In any competitive multiplayer game, the development team walks a razor-thin tightrope when attempting to balance the roster of playable characters.
This article revisits some of the most controversial balance decisions in the history of the genre and the chaos they caused.
The Executioner Over-Buff
Perhaps the most infamous example of a balance change gone wrong involved a massive, multi-stat buff to a splash-damage unit.
Players resorted to building entirely spell-based decks just to bypass the unbreakable wall this unit created at the bridge.
- Buffing a swarm unit accidentally buffs the splash units that counter it.
- When a card is broken, play it or lose.

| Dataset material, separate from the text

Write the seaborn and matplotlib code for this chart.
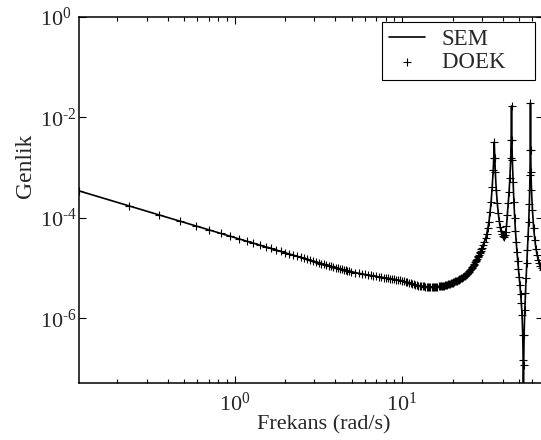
import pandas as pd
import seaborn as sns
import matplotlib.pyplot as plt
import numpy as np
from matplotlib.ticker import FixedLocator, NullLocator, FuncFormatter

# low band: equal frequency steps of 0.118 rad/s
freq_low = [0.118 * k for k in range(1, 43)]
amp_low = [3.46e-4, 1.73e-4, 1.15e-4, 8.65e-5, 6.92e-5, 5.77e-5, 4.94e-5, 4.33e-5,
           3.84e-5, 3.46e-5, 3.15e-5, 2.88e-5, 2.66e-5, 2.47e-5, 2.31e-5, 2.16e-5,
           2.04e-5, 1.92e-5, 1.82e-5, 1.73e-5, 1.65e-5, 1.57e-5, 1.51e-5, 1.44e-5,
           1.39e-5, 1.33e-5, 1.29e-5, 1.24e-5, 1.20e-5, 1.16e-5, 1.12e-5, 1.09e-5,
           1.06e-5, 1.03e-5, 1.00e-5, 9.75e-6, 9.50e-6, 9.28e-6, 9.06e-6, 8.86e-6,
           8.67e-6, 8.50e-6]

# middle band, 5.25 .. 30 rad/s in steps of 0.25
freq_mid = [5.25 + 0.25 * i for i in range(100)]
amp_mid = [8.18e-6, 7.93e-6, 7.72e-6, 7.51e-6, 7.34e-6, 7.17e-6, 7.01e-6, 6.85e-6,
           6.73e-6, 6.60e-6, 6.52e-6, 6.40e-6, 6.31e-6, 6.22e-6, 6.11e-6, 6.03e-6,
           5.92e-6, 5.81e-6, 5.70e-6, 5.57e-6,
           5.45e-6, 5.33e-6, 5.21e-6, 5.09e-6, 4.97e-6, 4.86e-6, 4.75e-6, 4.64e-6,
           4.58e-6, 4.52e-6, 4.47e-6, 4.43e-6, 4.39e-6, 4.35e-6, 4.31e-6, 4.27e-6,
           4.25e-6, 4.24e-6, 4.24e-6, 4.24e-6, 4.24e-6, 4.24e-6, 4.25e-6, 4.27e-6,
           4.30e-6, 4.34e-6, 4.36e-6, 4.39e-6, 4.43e-6, 4.48e-6, 4.53e-6, 4.58e-6,
           4.64e-6, 4.71e-6, 4.78e-6, 4.86e-6, 4.94e-6, 5.02e-6, 5.10e-6, 5.18e-6,
           5.27e-6, 5.37e-6, 5.47e-6, 5.57e-6, 5.67e-6, 5.78e-6, 5.90e-6, 6.03e-6,
           6.17e-6, 6.31e-6, 6.45e-6, 6.60e-6, 6.77e-6, 6.95e-6, 7.14e-6, 7.34e-6,
           7.57e-6, 7.82e-6, 8.11e-6, 8.42e-6, 8.80e-6, 9.19e-6, 9.63e-6, 1.01e-5,
           1.06e-5, 1.12e-5, 1.18e-5, 1.24e-5, 1.31e-5, 1.39e-5, 1.47e-5, 1.56e-5,
           1.65e-5, 1.75e-5, 1.86e-5, 1.97e-5, 2.08e-5, 2.20e-5, 2.36e-5, 2.53e-5]

# resonance band
freq_res = [30.5, 31.0, 31.5, 32.0, 32.5, 33.0, 33.5, 34.0, 34.5, 35.0, 35.25, 35.5,
            35.75, 36.0, 36.5, 37.0, 37.5, 38.0, 38.5, 39.0, 39.5, 40.0, 40.5, 41.0,
            41.5, 42.0, 42.5, 43.0, 43.5, 44.0, 44.5, 44.75, 45.0, 45.25, 45.5, 46.0,
            46.5, 47.0, 47.5, 48.0, 48.5, 49.0, 49.5, 50.0, 50.5, 51.0, 51.5, 52.0,
            52.5, 52.8, 53.0, 53.2, 53.5, 54.0, 54.5, 55.0, 55.5, 56.0, 56.5, 57.0,
            57.5, 58.0, 58.2, 58.4, 58.6, 58.8, 59.2, 60.0, 61.0, 62.0, 63.0, 64.0,
            65.0, 66.0, 67.0, 68.0, 69.0]
amp_res = [2.88e-5, 3.33e-5, 3.91e-5, 4.80e-5, 6.32e-5, 8.32e-5, 1.32e-4, 2.08e-4,
           4.14e-4, 9.02e-4, 1.56e-3, 3.25e-3, 1.56e-3, 8.23e-4, 3.61e-4, 1.99e-4,
           1.26e-4, 8.71e-5, 6.62e-5, 5.39e-5, 4.70e-5, 4.28e-5, 4.19e-5, 4.49e-5,
           5.26e-5, 6.93e-5, 1.15e-4, 1.99e-4, 3.29e-4, 6.25e-4, 1.56e-3, 3.56e-3,
           1.69e-2, 3.56e-3, 1.43e-3, 5.20e-4, 2.08e-4, 1.00e-4, 5.51e-5, 3.33e-5,
           2.11e-5, 1.39e-5, 9.66e-6, 6.70e-6, 4.64e-6, 3.07e-6, 2.03e-6, 1.17e-6,
           4.70e-7, 1.49e-7, 9.5e-9, 1.19e-7, 4.70e-7, 1.48e-6, 3.21e-6, 6.40e-6,
           1.27e-5, 2.31e-5, 4.38e-5, 8.32e-5, 1.90e-4, 7.18e-4, 2.26e-3, 1.94e-2,
           2.26e-3, 8.23e-4, 3.61e-4, 1.44e-4, 6.32e-5, 3.65e-5, 2.42e-5, 1.84e-5,
           1.46e-5, 1.27e-5, 1.11e-5, 1.01e-5, 9.23e-6]

df = pd.DataFrame({'freq': freq_low + freq_mid + freq_res,
                   'amp': amp_low + amp_mid + amp_res})

sns.set_style('ticks')
plt.rcParams['font.family'] = ['Liberation Serif', 'DejaVu Serif']
plt.rcParams['mathtext.fontset'] = 'custom'
plt.rcParams['mathtext.rm'] = 'Liberation Serif'
plt.rcParams['mathtext.it'] = 'Liberation Serif:italic'
plt.rcParams['axes.unicode_minus'] = False

fig = plt.figure(figsize=(5.41, 4.40), dpi=100)
ax = fig.add_axes([0.146, 0.1295, 0.857, 0.832])

sns.lineplot(data=df, x='freq', y='amp', color='k', linewidth=1.2, label='SEM', ax=ax)
sns.scatterplot(data=df, x='freq', y='amp', marker='+', color='k', s=34,
                linewidth=0.8, label='DOEK    ', ax=ax, zorder=3)

ax.set_xscale('log')
ax.set_yscale('log')
ax.set_xlim(0.118, 69)
ax.set_ylim(5.2e-8, 1)
ax.yaxis.set_major_locator(FixedLocator([1e-6, 1e-4, 1e-2, 1e0]))
ax.yaxis.set_minor_locator(NullLocator())


def dec_label(v, pos):
    return r'$\mathdefault{10^{\text{%d}}}$' % int(round(np.log10(v)))


ax.xaxis.set_major_formatter(FuncFormatter(dec_label))
ax.yaxis.set_major_formatter(FuncFormatter(dec_label))

ax.tick_params(which='both', direction='in', top=True, right=True, labelsize=16,
               color='k', width=0.8)
ax.tick_params(which='major', length=5)
ax.tick_params(which='minor', length=3)
ax.tick_params(axis='x', pad=7)
ax.tick_params(axis='y', pad=28)
plt.setp(ax.get_yticklabels(), ha='left')
for sp in ax.spines.values():
    sp.set_linewidth(1.1)
    sp.set_color('k')

ax.set_xlabel('Frekans (rad/s)', fontsize=16)
ax.set_ylabel('Genlik', fontsize=17)
ax.xaxis.set_label_coords(0.528, -0.088)
ax.yaxis.set_label_coords(-0.092, 0.593)

leg = ax.legend(loc='upper right', bbox_to_anchor=(0.984, 0.986), borderaxespad=0,
                frameon=True, fancybox=False, edgecolor='k', framealpha=1,
                fontsize=16.5, handlelength=1.6, handletextpad=0.72,
                borderpad=0.3, labelspacing=0.1)
leg.get_frame().set_linewidth(0.8)

fig.savefig('out.png', dpi=100)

- Always check the patch notes before starting a season.
Release Day Terrors
The 'Night Witch' release is the textbook example; a unit that spawned flying swarms upon death while dealing massive melee damage.
She was aggressively nerfed three separate times in the following months until she was finally brought into a balanced state.

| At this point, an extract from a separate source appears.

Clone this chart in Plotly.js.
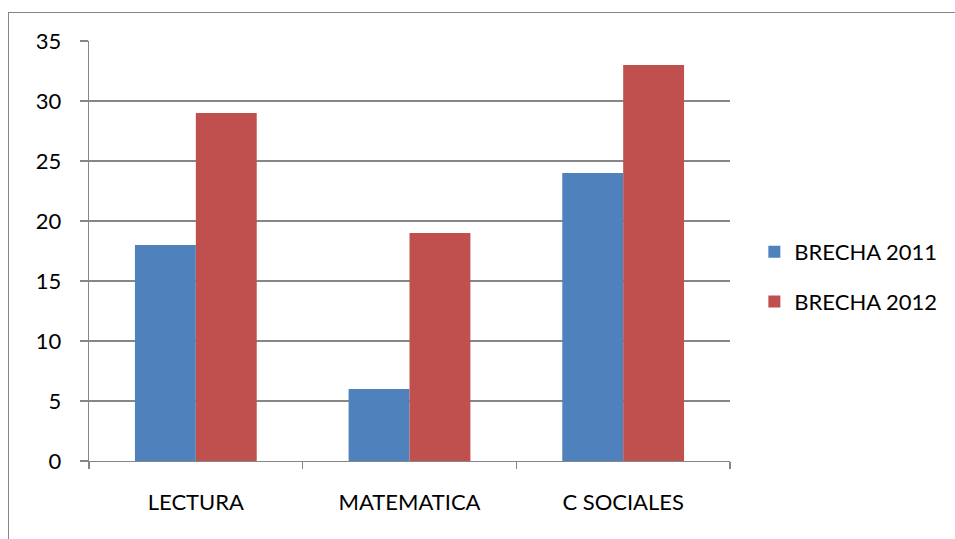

| Community Reaction | How the Studio Handled It |
|---|---|
| Review Bombing on the App Store | Usually forces immediate communication from the lead developer apologizing and promising a rapid hotfix |
| Top Pros Boycotting Tournaments | The most effective way to force a change, as it hurts the game's viewership and public image directly |
The Impossible Task of Perfect Balance
We must remember that achieving perfect, mathematical balance in a game with over a hundred unique interacting cards is literally impossible.
Adapt, survive, and wait for the next update.